As a Filipino woman working abroad, Beroy thinks she can be effective with her advocacies even if she is working away from home.

‘Pen mightier than sword’

“I’d rather write about my advocacies than do nothing at all. When Jose Rizal went abroad, he wrote. He didn’t organize or lead a revolution. Yet, he influenced the world with his writings. She believes in the sayings: “The pen is mightier than the sword” and “The only thing necessary for evil to triumph is for good men to do nothing.”

“I’m nothing compared to these great men. But I’d rather write about the things that would benefit Palawan, if not today, at least someday. When God calls me back home in his time, I could say that I used my gift of singing to sing in the church choir and my gift of writing to help awaken our people to protect Palawan’s environment.

“The Philippines is rich in natural resources and blessed with beautiful islands. If we focus on protecting the environment, the day would come when majority of the Filipinos would become happy, peaceful and prosperous,” she says.

She misses the Philippines and can only advise her fellow Filipinos:

“The Philippines is our country, the earth is our planet. We have to start thinking that we only have one planet. We need to love and take good care of each other.

Blessed

“If you were rich and God has abundantly blessed you, focus on doing philanthropic deeds. Do not squander your money on the latest fashion, collecting cars, yachts and mansions while people around you are collecting and eating garbage, are homeless and living like rats in hovels.

“If God blessed you as a talented musician, write music that would praise God and help our people.

“If you are a scientist, do some research that would help protect our environment.

“What I’m only pointing out here is that whatever talents, skills or gifts that God blessed you with, use it not just for yourself or your family, but for the good of your community and your people.”

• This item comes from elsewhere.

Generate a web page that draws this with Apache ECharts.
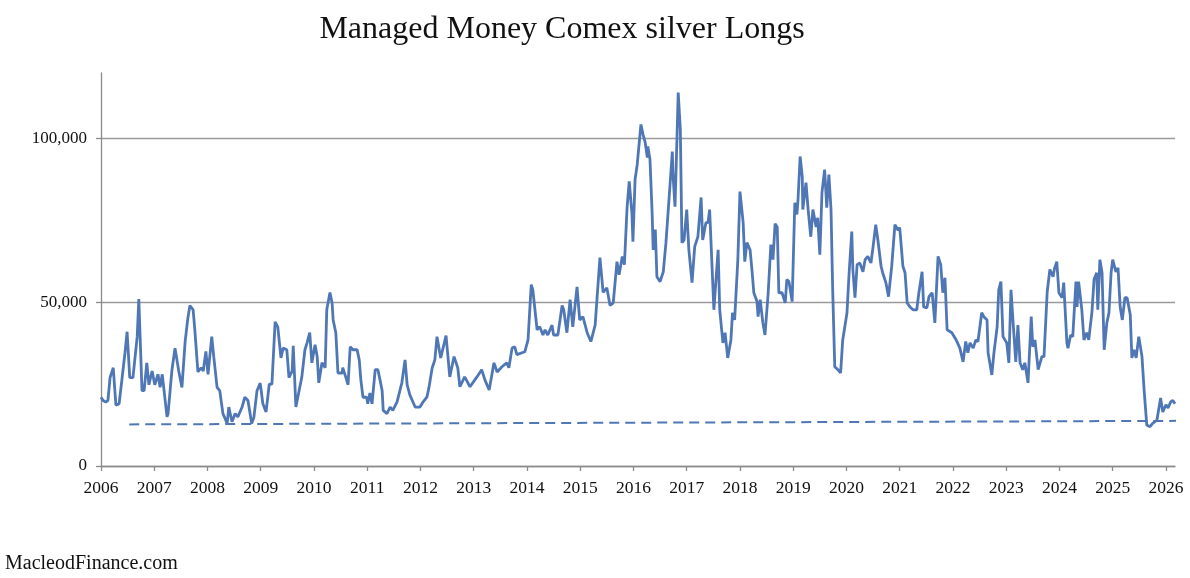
<!DOCTYPE html>
<html>
<head>
<meta charset="utf-8">
<title>Managed Money Comex silver Longs</title>
<script src="https://cdn.jsdelivr.net/npm/echarts@6/dist/echarts.min.js"></script>
<style>
  html, body { margin: 0; padding: 0; background: #fff; }
  #chart { width: 1190px; height: 578px; }
</style>
</head>
<body>
<div id="chart"></div>
<script>
// dates as decimal years (one line per year)
const weeks = [
  2006.00,2006.04,2006.09,2006.13,2006.17,2006.23,2006.28,2006.34,2006.39,2006.45,2006.49,2006.54,2006.60,2006.68,2006.71,2006.77,2006.81,2006.86,2006.90,2006.96,
  2007.01,2007.07,2007.11,2007.15,2007.24,2007.26,2007.33,2007.39,2007.46,2007.52,2007.58,2007.63,2007.67,2007.73,2007.76,2007.82,2007.88,2007.92,2007.97,
  2008.01,2008.08,2008.12,2008.18,2008.23,2008.29,2008.37,2008.40,2008.46,2008.52,2008.57,2008.65,2008.70,2008.76,2008.83,2008.87,2008.93,2008.99,
  2009.04,2009.10,2009.16,2009.21,2009.27,2009.32,2009.38,2009.42,2009.49,2009.53,2009.59,2009.61,2009.66,2009.72,2009.77,2009.83,2009.87,2009.92,2009.96,
  2010.02,2010.06,2010.09,2010.15,2010.21,2010.24,2010.30,2010.34,2010.36,2010.41,2010.45,2010.53,2010.54,2010.60,2010.64,2010.68,2010.73,2010.81,2010.85,2010.88,2010.92,2010.99,
  2011.01,2011.05,2011.09,2011.15,2011.20,2011.24,2011.28,2011.30,2011.37,2011.43,2011.48,2011.56,2011.59,2011.65,2011.71,2011.75,2011.80,2011.90,2011.99,
  2012.05,2012.12,2012.16,2012.22,2012.27,2012.31,2012.38,2012.48,2012.55,2012.63,2012.70,2012.74,2012.83,2012.93,
  2013.06,2013.15,2013.21,2013.29,2013.38,2013.44,2013.53,2013.62,2013.66,2013.72,2013.77,2013.81,2013.96,
  2014.02,2014.08,2014.11,2014.19,2014.24,2014.30,2014.34,2014.39,2014.47,2014.50,2014.58,2014.66,2014.69,2014.75,2014.81,2014.86,2014.94,2014.99,
  2015.05,2015.13,2015.20,2015.28,2015.37,2015.43,2015.50,2015.56,2015.62,2015.69,2015.73,2015.79,2015.83,2015.88,2015.92,2015.97,2015.99,
  2016.03,2016.07,2016.14,2016.18,2016.22,2016.26,2016.27,2016.31,2016.35,2016.37,2016.41,2016.44,2016.50,2016.56,2016.61,2016.65,2016.73,2016.74,2016.78,2016.82,2016.84,2016.88,2016.91,2016.95,
  2017.00,2017.04,2017.10,2017.15,2017.21,2017.27,2017.30,2017.36,2017.40,2017.43,2017.47,2017.51,2017.55,2017.59,2017.62,2017.68,2017.72,2017.77,2017.83,2017.86,2017.90,2017.96,
  2018.00,2018.06,2018.09,2018.13,2018.19,2018.23,2018.26,2018.32,2018.34,2018.38,2018.43,2018.47,2018.53,2018.58,2018.62,2018.66,2018.70,2018.73,2018.79,2018.85,2018.88,2018.92,2018.98,
  2019.03,2019.07,2019.09,2019.13,2019.17,2019.18,2019.24,2019.28,2019.33,2019.37,2019.43,2019.46,2019.50,2019.54,2019.59,2019.63,2019.67,2019.71,2019.74,2019.78,2019.84,2019.89,2019.93,
  2020.01,2020.05,2020.10,2020.12,2020.16,2020.20,2020.25,2020.31,2020.35,2020.40,2020.46,2020.50,2020.55,2020.59,2020.65,2020.68,2020.74,2020.79,2020.85,2020.91,2020.97,
  2021.00,2021.06,2021.10,2021.14,2021.19,2021.25,2021.32,2021.36,2021.42,2021.45,2021.51,2021.55,2021.61,2021.66,2021.72,2021.77,2021.81,2021.85,2021.89,2021.98,
  2022.06,2022.13,2022.19,2022.24,2022.28,2022.32,2022.38,2022.43,2022.47,2022.54,2022.58,2022.64,2022.66,2022.73,2022.77,2022.83,2022.86,2022.90,2022.94,
  2023.01,2023.05,2023.09,2023.13,2023.18,2023.22,2023.26,2023.31,2023.35,2023.41,2023.47,2023.50,2023.54,2023.60,2023.67,2023.71,2023.77,2023.82,2023.88,2023.91,2023.95,2023.99,
  2024.05,2024.08,2024.14,2024.16,2024.21,2024.25,2024.31,2024.33,2024.36,2024.42,2024.46,2024.51,2024.55,2024.61,2024.65,2024.70,2024.72,2024.76,2024.80,2024.84,2024.89,2024.93,2024.97,
  2025.00,2025.06,2025.10,2025.14,2025.18,2025.23,2025.27,2025.33,2025.36,2025.40,2025.44,2025.49,2025.55,2025.59,2025.64,2025.70,2025.75,2025.83,2025.86,2025.90,2025.94,
  2026.00,2026.04,2026.09,2026.13,2026.17
];

// managed money longs, thousands of contracts
const longs = [
  21,20,19.5,20,27,30,18.6,19,26,34.5,41,27,27,39.5,51,23,23,31.5,24.8,29,
  24.8,28,24,28,15,16,29,36,29,24,38,45,49,47.7,42,28.7,30,29,35,
  28,39.5,33,24,23,16,13,18,13.5,16,15,18,21,20,13,14.7,23,25.3,
  19,16.5,25,25,44,42.5,33,36,35.5,27,29,36.7,18,23,27,35.5,37.6,40.7,31.5,
  37,33.4,25.4,31.5,30,47.7,53,49.8,44.6,40.7,28.4,28.4,30,27,24.8,36.4,35.5,35.5,32.4,26.3,21,21,
  19,22.3,19,29.4,29.4,26.3,23,17,16,18,17,19.6,20,25.4,32.4,24.8,21.7,18,18,
  19.6,21,24,30,32.4,39.5,33,39.8,27.2,33.4,30,24.2,27.2,24.2,
  27.2,29.4,26.3,23.2,31.5,28.7,30.3,31.5,30,36,36.4,34,34.9,
  38.5,55.4,53.8,41.6,42.5,40,41.6,40,43,40,40,49,47.7,40.7,50.8,42.5,54.7,44.6,
  45.6,40.7,38,43,63.6,53,54.4,49,49.8,62.4,58.4,64,61.5,79,86.9,77.4,68.5,
  87.5,92,104.3,101.2,98.8,94.2,97.6,93.6,77.4,66,72.2,57.8,56.3,59.3,68.2,77.4,96,89.6,79.2,101.8,114,102.8,68.2,69,
  78.3,66,56,67,70,82,69,74.3,74.3,78.3,63,47.7,56.9,66,47.7,37.6,40.7,33,38.5,46.8,44.6,63,
  83.8,74.3,62.4,68.2,66,59,52.9,50.2,45.6,50.8,43.7,40,52.9,67.6,63,74,73,52.9,52.9,49.8,56.9,56.3,50.2,
  80.4,76.8,81.3,94.5,88.4,78.3,86.5,78.3,70,78.3,73,75.8,64.5,83.5,90.5,78.9,89,78.3,54.7,30.3,29.4,28.4,38.5,
  46.8,59,71.6,60,51.4,61.5,62,59.3,63,64,62,67,73.7,69,61,59,56,51.7,61,73.7,72,
  72.8,61,59,49.8,48.6,47.7,47.7,52.9,59.3,48.6,48.3,51.7,52.9,43.7,64,61.5,52.9,57.5,41.6,40.7,
  38.5,36,31.8,38,34.6,37.6,36,38.5,38,46.8,45.6,44.6,34.6,27.8,34.6,42.5,53.8,56.3,39.5,
  37.6,31.5,53.8,43.7,31.8,43,31.5,29.4,31.5,25.4,45.6,36.4,38.5,29.4,33.4,33.4,53.2,60,57.8,60.5,62.4,52.9,
  51.4,56,37.6,36,40,39.5,56.3,48.6,56.3,47.7,38.5,40.7,38.5,47,57,59,47.7,63,59,35.5,43.7,46.8,59,
  63,59.3,60.5,48.6,44.6,51.4,51.4,46.2,33,35.5,33,39.5,33.4,23.2,12.5,12,13,14,13.5,20.8,16.5,
  18.7,17.7,19.6,20,19
];

// dashed support line (two ends)
const trendX = [2006.53, 2026.45];
const trendY = [12700, 13800];

const yearTicks = [];
for (let y = 2006; y <= 2026; y++) yearTicks.push(y);
const valueTicks = [0, 50000, 100000];

const lineData = weeks.map((w, i) => [w, longs[i] * 1000]);
const trendData = trendX.map((x, i) => [x, trendY[i]]);

const serif = '"Liberation Serif", "DejaVu Serif", serif';
const myChart = echarts.init(document.getElementById('chart'));
myChart.setOption({
  animation: false,
  backgroundColor: '#fff',
  title: {
    text: 'Managed Money Comex silver Longs',
    left: 557,
    top: 9,
    textAlign: 'center',
    textStyle: { fontFamily: serif, fontSize: 32, fontWeight: 'normal', color: '#111' }
  },
  graphic: [{
    type: 'text',
    left: 5,
    top: 554,
    style: { text: 'MacleodFinance.com', font: '20px ' + serif, fill: '#111' }
  }],
  grid: { left: 101, right: 15, top: 73, bottom: 112, containLabel: false },
  xAxis: {
    type: 'value',
    min: 2006,
    max: 2026.17,
    splitLine: { show: false },
    axisLine: { lineStyle: { color: '#8a8a8a', width: 1.3 } },
    axisTick: { customValues: yearTicks, length: 5, lineStyle: { color: '#8a8a8a', width: 1.3 } },
    axisLabel: {
      customValues: yearTicks,
      formatter: v => String(v),
      margin: 13,
      fontFamily: serif, fontSize: 17.5, color: '#111'
    }
  },
  yAxis: {
    type: 'value',
    min: 0,
    max: 120000,
    interval: 50000,
    axisLine: { show: true, lineStyle: { color: '#8a8a8a', width: 1.3 } },
    axisTick: { show: true, customValues: valueTicks, length: 5, lineStyle: { color: '#8a8a8a', width: 1.3 } },
    splitLine: { lineStyle: { color: ['#9a9a9a', '#9a9a9a', '#9a9a9a', 'rgba(0,0,0,0)'], width: 1.3 } },
    axisLabel: {
      customValues: valueTicks,
      formatter: v => v.toLocaleString('en-US'),
      margin: 14,
      fontFamily: serif, fontSize: 17, color: '#111'
    }
  },
  series: [{
    type: 'line',
    data: lineData,
    showSymbol: false,
    lineStyle: { color: '#4f77b5', width: 2.8 },
    z: 3
  }, {
    type: 'line',
    data: trendData,
    showSymbol: false,
    clip: false,
    lineStyle: { color: '#4f77b5', width: 2, type: [10, 6] },
    z: 2
  }]
});
</script>
</body>
</html>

She says Filipinos abroad, in general, are honest, highly skilled, professional, disciplined, supporting their family back home and most of all, law-abiding citizens.

Success overseas

What would make Filipinos become successful abroad?

Beroy says there are many definitions of success. When she moved to the US, her goal was to support her kids until they finished college. She wanted them to become well-rounded kids who are God-fearing, honest, responsible, kind and able to survive and make it anywhere in the world.

“My daughter graduated in 2013 and is now working part-time in Sweden. As a mother, I can only guide them, support them and be there for them when they need me. But I don’t impose my will on them,” she says.